Oggi vogliamo fermare una notizia ancora un po’, aspettare prima di lasciarla scivolare via nel grande fiume delle parole perdute. Oggi viene così, abbiamo desiderio di ricordare un ragazzo senza nome che sognava l’Europa, un futuro, una vita dignitosa.

C’è ancora, nel mondo, chi ritiene straordinari degli orizzonti per noi scontati. Quel ragazzo, con un suo amico, era riuscito a infilarsi nel vano del carrello di un aereo di linea della British Airways in partenza da Johannesburg, destinazione Londra. Non chiedetemi come ha fatto, non sarei capace di saltare una fila alla cassa del supermercato, ma la necessità aguzza l’ingegno. Un viaggio di ottomila miglia, 12 ore di volo, a 60 sottozero, senza pressurizzazione.

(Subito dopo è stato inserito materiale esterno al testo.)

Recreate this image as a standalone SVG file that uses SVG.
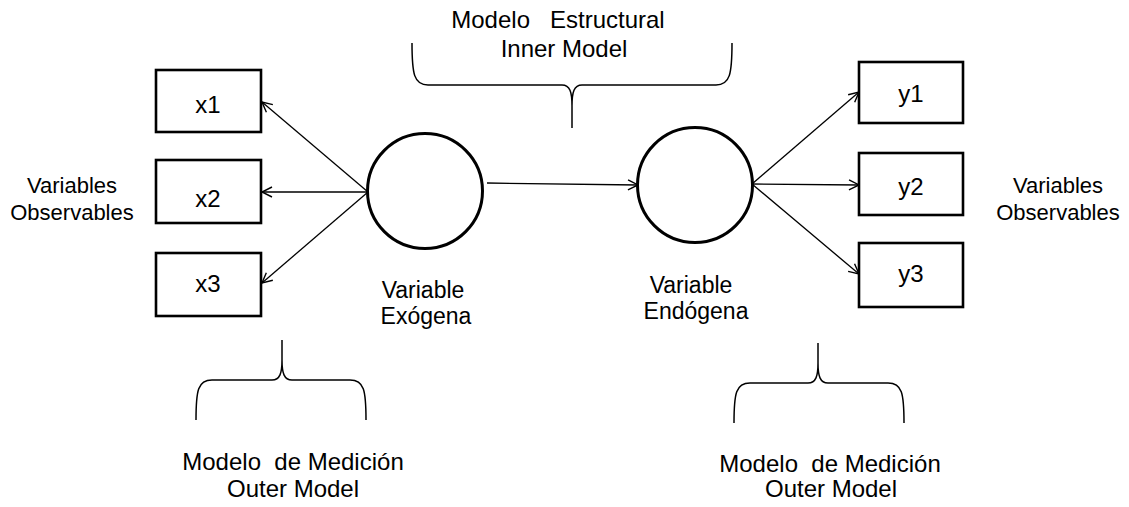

Forse si parla poco in quelle condizioni, forse no. Certo in modo diverso che in un bivacco western. Ci si guarda negli occhi, si condividono paure e speranze dei 25, 30 anni. E come scriverebbe un cattivo paroliere «si bussa alle porte dell’inferno». Altro che heaven’s door. Due ragazzi disposti a rischiare tutto, e più di tutto la vita. Questo e solo questo misura la loro disperazione. Poi accade che a pochi minuti dall’atterraggio uno di loro non ce la fa più, e precipita da quel buco di lamiera morendo su un tetto del quartiere di Richmond, mentre Londra è lì davanti. L’altro arriva in fondo al viaggio, però è in fin di vita all’ospedale.

Tecnicamente sono clandestini, ma se riescono anche solo a immaginare un simile trasbordo significa che la dimensione del sogno è l’unica alla quale ormai si aggrappano. E che la loro determinazione è totale, senza alternativa. La sensazione è che possiamo solo aiutarli e costringere i nostri governi a farlo con intelligenza e pietà. Non riusciremo mai a fermarli.